What is required ▸
Take the lines from the top down to and including the one with "10, 8, 6, 4, 3, 2, 1, 1])" and repeat them exactly. Omit images.

* Start *

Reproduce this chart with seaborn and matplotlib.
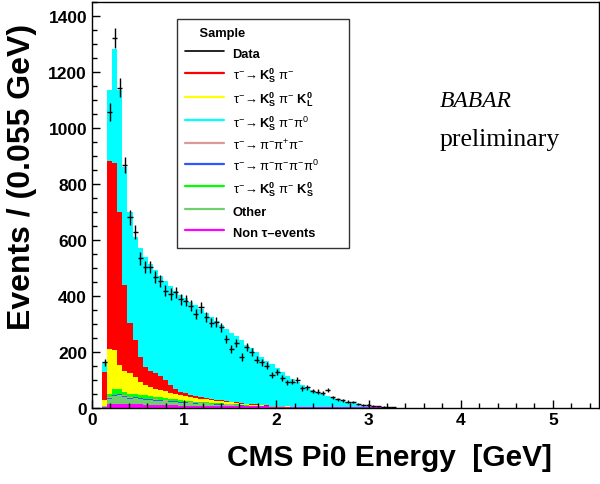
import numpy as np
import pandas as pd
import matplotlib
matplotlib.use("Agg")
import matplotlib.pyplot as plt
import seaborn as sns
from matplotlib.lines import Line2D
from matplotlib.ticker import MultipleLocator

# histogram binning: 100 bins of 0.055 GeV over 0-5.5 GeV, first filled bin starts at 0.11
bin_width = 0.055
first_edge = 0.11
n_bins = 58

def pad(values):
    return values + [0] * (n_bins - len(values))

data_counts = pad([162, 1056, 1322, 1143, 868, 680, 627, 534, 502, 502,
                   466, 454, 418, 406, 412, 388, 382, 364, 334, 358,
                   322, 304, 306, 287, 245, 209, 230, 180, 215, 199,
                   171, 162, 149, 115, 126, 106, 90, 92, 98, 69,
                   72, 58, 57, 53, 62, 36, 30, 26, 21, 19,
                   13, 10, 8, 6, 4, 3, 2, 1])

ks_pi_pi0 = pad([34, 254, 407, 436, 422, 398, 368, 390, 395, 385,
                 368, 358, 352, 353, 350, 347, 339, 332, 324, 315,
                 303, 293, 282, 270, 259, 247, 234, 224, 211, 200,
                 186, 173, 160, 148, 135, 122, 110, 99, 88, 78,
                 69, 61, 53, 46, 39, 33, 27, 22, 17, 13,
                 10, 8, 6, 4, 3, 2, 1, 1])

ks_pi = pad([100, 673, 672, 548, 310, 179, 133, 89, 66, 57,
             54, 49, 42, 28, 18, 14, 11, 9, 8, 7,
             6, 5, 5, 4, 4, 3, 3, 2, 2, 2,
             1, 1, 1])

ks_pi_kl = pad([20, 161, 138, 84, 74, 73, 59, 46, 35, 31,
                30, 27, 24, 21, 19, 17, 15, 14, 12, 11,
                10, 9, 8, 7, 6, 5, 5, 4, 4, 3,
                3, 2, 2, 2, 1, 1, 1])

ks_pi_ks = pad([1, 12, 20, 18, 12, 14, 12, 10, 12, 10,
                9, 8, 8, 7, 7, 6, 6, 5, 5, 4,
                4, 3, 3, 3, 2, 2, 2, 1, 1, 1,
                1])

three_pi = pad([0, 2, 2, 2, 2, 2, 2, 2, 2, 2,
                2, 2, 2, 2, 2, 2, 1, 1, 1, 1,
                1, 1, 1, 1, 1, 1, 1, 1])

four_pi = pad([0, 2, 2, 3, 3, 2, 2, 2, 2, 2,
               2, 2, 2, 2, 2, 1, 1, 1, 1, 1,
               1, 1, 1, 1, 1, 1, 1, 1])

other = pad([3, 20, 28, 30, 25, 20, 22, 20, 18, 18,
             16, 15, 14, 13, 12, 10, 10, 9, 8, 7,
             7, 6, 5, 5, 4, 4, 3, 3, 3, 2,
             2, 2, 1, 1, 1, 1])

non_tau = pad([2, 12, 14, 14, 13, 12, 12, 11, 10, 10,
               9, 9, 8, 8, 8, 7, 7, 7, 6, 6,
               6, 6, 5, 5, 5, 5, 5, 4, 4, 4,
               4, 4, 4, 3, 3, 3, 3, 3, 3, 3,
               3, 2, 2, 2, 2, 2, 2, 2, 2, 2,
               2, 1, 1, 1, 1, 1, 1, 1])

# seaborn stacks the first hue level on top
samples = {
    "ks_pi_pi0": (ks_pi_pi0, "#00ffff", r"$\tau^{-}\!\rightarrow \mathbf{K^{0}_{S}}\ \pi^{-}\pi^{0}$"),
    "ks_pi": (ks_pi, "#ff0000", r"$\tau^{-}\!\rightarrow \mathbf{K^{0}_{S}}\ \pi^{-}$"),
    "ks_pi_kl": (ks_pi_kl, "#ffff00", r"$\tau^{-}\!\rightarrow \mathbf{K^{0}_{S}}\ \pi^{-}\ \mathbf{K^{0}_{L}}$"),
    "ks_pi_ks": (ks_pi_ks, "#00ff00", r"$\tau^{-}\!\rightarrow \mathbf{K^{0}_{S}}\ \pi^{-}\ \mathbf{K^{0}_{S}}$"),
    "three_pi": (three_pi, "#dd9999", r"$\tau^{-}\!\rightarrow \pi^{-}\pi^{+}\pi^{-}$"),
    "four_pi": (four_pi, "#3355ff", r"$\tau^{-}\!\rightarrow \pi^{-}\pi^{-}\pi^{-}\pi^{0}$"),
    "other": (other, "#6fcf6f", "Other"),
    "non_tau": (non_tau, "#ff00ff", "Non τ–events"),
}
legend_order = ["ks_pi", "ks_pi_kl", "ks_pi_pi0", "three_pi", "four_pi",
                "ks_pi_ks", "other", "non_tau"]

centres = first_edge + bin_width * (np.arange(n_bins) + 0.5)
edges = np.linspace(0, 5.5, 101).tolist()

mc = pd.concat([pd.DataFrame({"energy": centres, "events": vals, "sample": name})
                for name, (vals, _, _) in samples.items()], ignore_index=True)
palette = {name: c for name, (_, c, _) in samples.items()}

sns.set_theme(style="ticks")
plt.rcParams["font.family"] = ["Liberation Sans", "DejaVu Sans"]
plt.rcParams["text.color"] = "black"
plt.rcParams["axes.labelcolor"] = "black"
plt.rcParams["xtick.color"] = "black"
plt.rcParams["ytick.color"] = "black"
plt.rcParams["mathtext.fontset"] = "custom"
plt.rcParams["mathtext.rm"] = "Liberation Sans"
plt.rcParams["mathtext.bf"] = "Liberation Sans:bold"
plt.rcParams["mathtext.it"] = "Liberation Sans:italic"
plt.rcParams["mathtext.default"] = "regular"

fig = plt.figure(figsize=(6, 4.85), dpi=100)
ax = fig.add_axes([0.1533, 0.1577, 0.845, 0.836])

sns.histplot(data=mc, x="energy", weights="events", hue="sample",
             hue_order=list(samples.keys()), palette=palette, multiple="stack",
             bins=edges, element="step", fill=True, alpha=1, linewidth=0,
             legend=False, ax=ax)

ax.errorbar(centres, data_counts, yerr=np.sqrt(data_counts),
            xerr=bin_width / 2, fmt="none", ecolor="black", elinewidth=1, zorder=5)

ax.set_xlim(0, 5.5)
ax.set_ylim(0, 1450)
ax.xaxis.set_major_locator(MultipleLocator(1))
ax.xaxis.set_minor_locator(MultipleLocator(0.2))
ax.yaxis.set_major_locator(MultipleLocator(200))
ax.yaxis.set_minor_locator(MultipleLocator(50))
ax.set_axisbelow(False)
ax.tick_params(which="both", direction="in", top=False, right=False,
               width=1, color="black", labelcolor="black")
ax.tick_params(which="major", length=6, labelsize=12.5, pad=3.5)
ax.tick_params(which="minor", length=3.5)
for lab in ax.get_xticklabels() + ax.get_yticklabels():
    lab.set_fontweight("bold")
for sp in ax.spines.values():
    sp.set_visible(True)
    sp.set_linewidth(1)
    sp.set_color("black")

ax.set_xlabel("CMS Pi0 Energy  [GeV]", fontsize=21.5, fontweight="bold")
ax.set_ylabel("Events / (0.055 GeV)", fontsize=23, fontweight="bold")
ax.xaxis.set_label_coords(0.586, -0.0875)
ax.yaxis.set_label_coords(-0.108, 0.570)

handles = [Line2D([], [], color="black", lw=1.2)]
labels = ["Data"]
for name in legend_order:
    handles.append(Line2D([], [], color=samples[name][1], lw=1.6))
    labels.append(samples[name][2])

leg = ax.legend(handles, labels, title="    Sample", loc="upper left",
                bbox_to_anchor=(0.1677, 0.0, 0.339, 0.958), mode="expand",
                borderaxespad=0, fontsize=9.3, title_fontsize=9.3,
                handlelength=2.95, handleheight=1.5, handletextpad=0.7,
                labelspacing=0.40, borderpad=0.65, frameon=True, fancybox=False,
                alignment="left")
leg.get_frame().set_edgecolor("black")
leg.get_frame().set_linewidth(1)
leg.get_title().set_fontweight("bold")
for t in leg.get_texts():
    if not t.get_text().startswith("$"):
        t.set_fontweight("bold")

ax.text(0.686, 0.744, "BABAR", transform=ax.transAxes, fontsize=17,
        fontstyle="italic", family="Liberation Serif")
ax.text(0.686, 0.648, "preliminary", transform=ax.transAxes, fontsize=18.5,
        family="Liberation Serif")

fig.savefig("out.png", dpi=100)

* End *

Solution to this exercise ▸
Reproduce this chart with seaborn and matplotlib.
import numpy as np
import pandas as pd
import matplotlib
matplotlib.use("Agg")
import matplotlib.pyplot as plt
import seaborn as sns
from matplotlib.lines import Line2D
from matplotlib.ticker import MultipleLocator

# histogram binning: 100 bins of 0.055 GeV over 0-5.5 GeV, first filled bin starts at 0.11
bin_width = 0.055
first_edge = 0.11
n_bins = 58

def pad(values):
    return values + [0] * (n_bins - len(values))

data_counts = pad([162, 1056, 1322, 1143, 868, 680, 627, 534, 502, 502,
                   466, 454, 418, 406, 412, 388, 382, 364, 334, 358,
                   322, 304, 306, 287, 245, 209, 230, 180, 215, 199,
                   171, 162, 149, 115, 126, 106, 90, 92, 98, 69,
                   72, 58, 57, 53, 62, 36, 30, 26, 21, 19,
                   13, 10, 8, 6, 4, 3, 2, 1])

ks_pi_pi0 = pad([34, 254, 407, 436, 422, 398, 368, 390, 395, 385,
                 368, 358, 352, 353, 350, 347, 339, 332, 324, 315,
                 303, 293, 282, 270, 259, 247, 234, 224, 211, 200,
                 186, 173, 160, 148, 135, 122, 110, 99, 88, 78,
                 69, 61, 53, 46, 39, 33, 27, 22, 17, 13,
                 10, 8, 6, 4, 3, 2, 1, 1])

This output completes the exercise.